就像万事万物都有表里两面一样,“人”也有表里之分。能察觉到“人”的“表与里”是成熟长大的标志,而不能识别出的则会被视为无能和幼稚。这种认知已然是日本社会的普遍共识。与此相对的,不让对方轻易察觉到自己的“里”,将“表与里”的界限模糊化则更是备受推崇和赞赏。而所谓模糊化的最高境界就是“暧昧”,它不仅是日本人的处世之道更是日本人审美的最高体现。因此在人际交往中最恰当的方式应该是表与里的“若隐若现”,就这一点而言已经是日本社会不争的共识了。又由于面部表情比语言更能将自己的“里”暴露出来,因此采用宛如能面具般的表情才是最稳妥的方式。

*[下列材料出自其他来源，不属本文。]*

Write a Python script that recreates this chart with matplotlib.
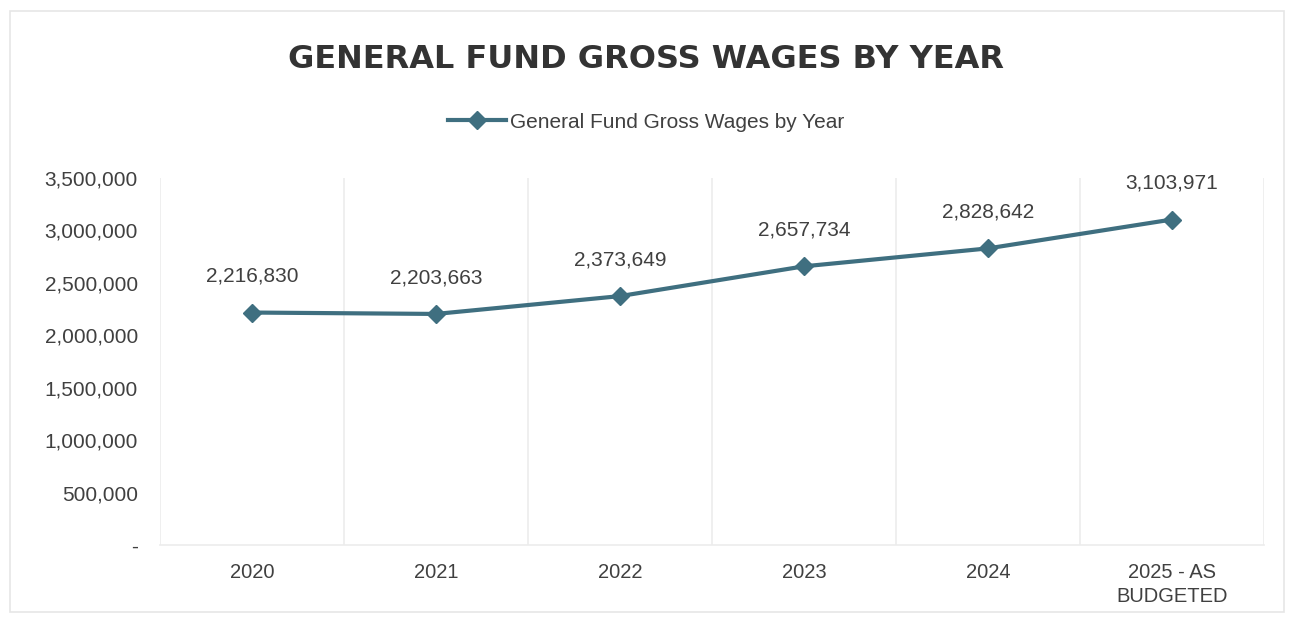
import matplotlib.pyplot as plt
from matplotlib.ticker import FuncFormatter, FixedLocator
from matplotlib.patches import Rectangle

# data
years = ['2020', '2021', '2022', '2023', '2024', '2025 - AS\nBUDGETED']
wages = [2216830, 2203663, 2373649, 2657734, 2828642, 3103971]

line_color = '#3f6f80'
text_color = '#404040'

plt.rcParams['font.family'] = ['Liberation Sans', 'DejaVu Sans']

fig = plt.figure(figsize=(12.92, 6.22), dpi=100)
ax = fig.add_axes([160 / 1292, 1 - 545 / 622, 1104 / 1292, 367 / 622])

x = list(range(len(years)))
ax.plot(x, wages, color=line_color, lw=3, marker='D', ms=9,
        label='General Fund Gross Wages by Year')

# value labels
for xi, v in zip(x, wages):
    ax.annotate(f'{v:,}', (xi, v), xytext=(0, 26), textcoords='offset points',
                ha='center', va='center', fontsize=15, color=text_color)

ax.set_xlim(-0.5, len(years) - 0.5)
ax.set_ylim(0, 3500000)
ax.set_yticks(range(0, 3500001, 500000))
ax.yaxis.set_major_formatter(FuncFormatter(lambda v, p: '-' if v == 0 else f'{int(v):,}'))
ax.set_xticks(x)
ax.set_xticklabels(years, fontsize=14.5, color=text_color, linespacing=1.3)
ax.tick_params(axis='y', labelsize=15, labelcolor=text_color, length=0, pad=16)
ax.tick_params(axis='x', length=0, pad=13)

# vertical lines between categories
ax.xaxis.set_minor_locator(FixedLocator([i - 0.5 for i in x] + [len(x) - 0.5]))
ax.grid(True, which='minor', axis='x', color='#ececec', lw=1.2)
ax.tick_params(axis='x', which='minor', length=0)

for s in ['top', 'right', 'left']:
    ax.spines[s].set_visible(False)
ax.spines['bottom'].set_color('#ececec')
ax.spines['bottom'].set_linewidth(1.2)

fig.text(0.5, 1 - 59 / 622, 'GENERAL FUND GROSS WAGES BY YEAR', ha='center', va='center',
         fontsize=23, fontweight='bold', color='#333333', family='DejaVu Sans')

fig.legend(loc='center', bbox_to_anchor=(0.5, 1 - 122 / 622), frameon=False,
           fontsize=15, handlelength=2.8, handletextpad=0.2, labelcolor=text_color)

# chart border
fig.patches.append(Rectangle((10 / 1292, 10 / 622), 1274 / 1292, 601 / 622,
                             transform=fig.transFigure, fill=False,
                             edgecolor='#e6e6e6', lw=1.2))

plt.savefig('out.png', dpi=100)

日本人似乎有一种与生俱来的能力,能将表与里很好地分离的同时又能融合得天衣无缝。曾经轰动一时的好莱坞影片《最后的武士》中有一个情节,一个总是面带微笑的日本女子受首领之命悉心照料着一个受伤的被俘美国军官,军官得知该女子的丈夫是被自己所杀,而她竟在知晓一切后仍不计前嫌地照顾自己的事情之后,准备向该武士集团的首领也是该女子的哥哥表示感谢。然而镜头一转,画面出现的却是该女子在他哥哥面前说出了“我实在受不了天天面对仇人的脸孔,我恨不得杀了他为夫报仇”的话。在遭到哥哥的训斥之后,她也只是颔首微笑着离开。在她渐渐远去的背影中我们听到的却又是美国军官对该女子的豁达和宽容的高度赞扬。这种多重反差的艺术效果更是将日本表与里文化中别国无法复制的部分升华到极致。即使是只会料理家务的不谙世事的妇女也深谙表与里之道,不禁让人叹畏。